Here is a closer view:
The pink flowers and green bud are Tropical Hydrangeas (Dombeya wallachii); Zinnias are Zinderella, grown from seed started in August; white flowers are Sweet Begonia (Begonia odorata ‘alba’); a few bits of Asian Sword Fern in back. The vase is a well loved thrift store find.
December is a great time to be outdoors in South Florida. The weather is simply wonderful and fruits and flowers start showing up to enjoy time in the garden. I am joining Six on Saturday at http://www.thepropagatorblog.wordpress.com to share six items of interest from my garden.
The very seasonal scourge of South Florida, Brazilian Peppers. These outrageously fast growing small trees have taken over hundreds of thousands of acres of land. However beautiful the berries are, I try to get rid of as many as possible. The birds love them and I believe every last on of them germinates and is 10 feet tall in a few years.
The Surinam Cherry, more bird food. These are pretty, but taste a bit resinous. I am told by locals to soak them in water to get the worms out…
Seedpod on Roselle, edible Hibscus flowers, another weird tropical fruit. I harvested a lot of these and they are in my freezer. Just don’t quite know what to do with them.
Radishes, almost ready to eat.
Pineapples producing pups after I harvested the pineapple. It took 3 years from pineapple top to harvest. The theory is once the pups start the harvest increases with the number of plants and the fruit overwhelms the gardener. Time will tell.
My winter favorite, Dombeya – Tropical Hydrangea – buds are starting to show color. This one is about nine feet tall and covered in buds. It should be a sight to behold in a couple of weeks.
Happy Holidays to everyone and thank you to Jon for hosting Six on Saturday.
January in South Florida is not summer, it just seems like it today. The air conditioning is running; despite the fact this is the dry season, rain showers are making above 80 degrees (F) weather steamy and not conducive to gardening. My reward is flowers and vegetables in the garden. I have ripe tomatoes and Papayas; my second planting of green beans and first lettuces and spinach have come up. Some interesting flowers are also gracing the garden.
The Blue Willow teapot is a favorite of mine, bought with my mother on a long ago antiquing adventure (she referred to this as ‘Going to the junk store’).
Zinnias grown from seed continue to boggle my mind – not sure what they are at all. These are much bigger than those in the smaller vase and have longer stems. I’ve added pink and green Dombeya (Dombeya wallachii) flowers. The green are the buds, the Dombeya itself is huge and I don’t mind cutting some buds, though I feel the bees would disagree. The flowers have an amazing honey fragrance and I have never seen as many bees on a plant. A closer view:
The white flowers are Sweet Begonias (Begonia odorata ‘Alba’), another subtly fragrant flower and the spikes are seedheads from Tropical Red Salvia (Salvia coccinea)

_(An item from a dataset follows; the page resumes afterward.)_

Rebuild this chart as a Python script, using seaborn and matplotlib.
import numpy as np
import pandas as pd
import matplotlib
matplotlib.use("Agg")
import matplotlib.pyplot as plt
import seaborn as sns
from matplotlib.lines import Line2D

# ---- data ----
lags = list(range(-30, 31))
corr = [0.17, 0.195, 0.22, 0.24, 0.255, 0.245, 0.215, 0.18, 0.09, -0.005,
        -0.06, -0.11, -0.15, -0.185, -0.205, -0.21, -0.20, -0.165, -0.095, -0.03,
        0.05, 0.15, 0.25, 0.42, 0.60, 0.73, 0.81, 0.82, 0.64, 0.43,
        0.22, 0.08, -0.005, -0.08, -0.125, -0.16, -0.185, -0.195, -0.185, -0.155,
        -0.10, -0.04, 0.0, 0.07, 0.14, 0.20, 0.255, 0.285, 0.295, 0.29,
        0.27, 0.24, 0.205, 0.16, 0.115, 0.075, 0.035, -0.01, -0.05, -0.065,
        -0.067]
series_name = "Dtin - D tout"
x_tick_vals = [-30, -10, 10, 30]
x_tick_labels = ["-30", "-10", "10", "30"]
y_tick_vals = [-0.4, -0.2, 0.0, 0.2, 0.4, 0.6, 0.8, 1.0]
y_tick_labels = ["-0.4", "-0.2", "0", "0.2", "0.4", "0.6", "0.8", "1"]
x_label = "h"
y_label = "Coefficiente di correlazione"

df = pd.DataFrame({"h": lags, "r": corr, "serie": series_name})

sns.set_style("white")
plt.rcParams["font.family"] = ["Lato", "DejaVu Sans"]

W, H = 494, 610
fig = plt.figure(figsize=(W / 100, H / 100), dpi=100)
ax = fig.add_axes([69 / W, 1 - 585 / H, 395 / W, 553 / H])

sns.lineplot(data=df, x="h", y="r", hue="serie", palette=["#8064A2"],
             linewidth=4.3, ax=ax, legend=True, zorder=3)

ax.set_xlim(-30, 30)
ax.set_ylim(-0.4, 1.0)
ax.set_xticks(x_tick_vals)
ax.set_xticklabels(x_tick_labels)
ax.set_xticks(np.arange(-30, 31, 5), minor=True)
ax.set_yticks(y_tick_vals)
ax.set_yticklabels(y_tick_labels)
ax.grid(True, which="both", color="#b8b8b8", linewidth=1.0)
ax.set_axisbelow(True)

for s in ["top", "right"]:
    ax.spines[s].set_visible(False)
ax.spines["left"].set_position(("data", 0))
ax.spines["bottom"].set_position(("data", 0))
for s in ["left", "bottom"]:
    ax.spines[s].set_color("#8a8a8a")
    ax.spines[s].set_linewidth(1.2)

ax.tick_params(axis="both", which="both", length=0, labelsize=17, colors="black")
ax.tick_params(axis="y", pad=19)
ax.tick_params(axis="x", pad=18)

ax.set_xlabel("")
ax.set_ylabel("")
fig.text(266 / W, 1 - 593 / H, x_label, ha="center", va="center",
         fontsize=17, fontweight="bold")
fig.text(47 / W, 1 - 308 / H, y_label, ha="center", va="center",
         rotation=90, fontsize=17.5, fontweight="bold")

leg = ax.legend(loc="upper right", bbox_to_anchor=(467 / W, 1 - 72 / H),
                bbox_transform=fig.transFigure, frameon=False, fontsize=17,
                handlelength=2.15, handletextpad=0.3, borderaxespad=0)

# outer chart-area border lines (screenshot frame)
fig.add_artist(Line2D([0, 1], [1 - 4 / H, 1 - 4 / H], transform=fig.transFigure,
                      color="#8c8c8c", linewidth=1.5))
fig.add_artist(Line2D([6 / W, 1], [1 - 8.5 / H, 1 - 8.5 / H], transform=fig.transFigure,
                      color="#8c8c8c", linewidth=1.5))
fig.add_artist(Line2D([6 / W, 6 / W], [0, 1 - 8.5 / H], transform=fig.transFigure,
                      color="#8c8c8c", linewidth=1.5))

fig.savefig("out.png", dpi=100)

This vase, another ‘junk store’ find has Dombeyas and Zinnias, just the shorter-stemmed version. The green seed heads are from the Sweet Begonia. I like the seeds as well as the flowers.
I have both vases in my foyer; the Dombeyas tend to be ephemeral in vases, not lasting more than a day. The fragrance from the combination of Dombeyas and Sweet Begonias is ethereal, I can imagine angels in flight leaving this scent. Worth every moment and curing the Not Summer Blues. Back outside tomorrow.